Qu’apporte la nouvelle circulaire relative à la procédure d’accès à l’état civil par les généalogistes professionnels ?

Cette circulaire a été renouvelée, non pas parce qu’elle arrivait à échéance, mais simplement parce que l’environnement extérieur de la profession de généalogiste a beaucoup évolué ces dernières années et qu’il était nécessaire de la faire coller aux réalités de notre métier. Donc elle change un certain nombre de choses.

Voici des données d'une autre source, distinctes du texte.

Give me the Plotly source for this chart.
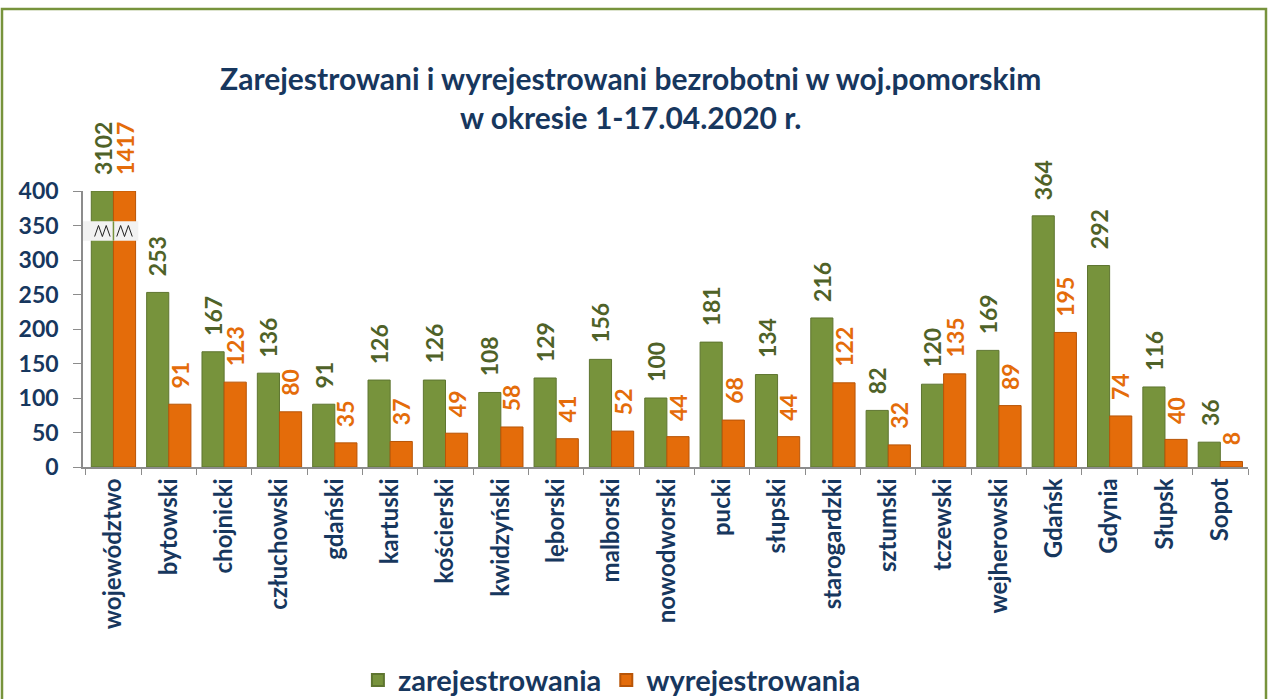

Elle prévoit par exemple une extension de la durée de dérogation de deux à quatre ans. Cela veut dire que lorsqu’un professionnel se voit accorder par le ministère de la Justice une dérogation pour consulter l’état civil de moins de 75 ans, cette autorisation est désormais valable quatre ans. Il fallait désengorger les demandes auprès des tribunaux, puisque le parquet de Paris doit systématiquement donner son autorisation.

La circulaire prend également mieux en considération l’essentiel de nos missions. C’était sous-entendu, mais maintenant c’est écrit : nous intervenons certes dans le cadre d’un mandat confié par un notaire ou toute personne ayant un intérêt direct et légitime, mais également dans le cadre de la loi Eckert sur les assurances-vie et les comptes en déshérence et aussi dans le cadre des successions vacantes qui ont été confiées au service des Domaines. Le périmètre de cette circulaire a été élargi pour être mis en en adéquation avec les textes de loi et la réalité de notre pratique.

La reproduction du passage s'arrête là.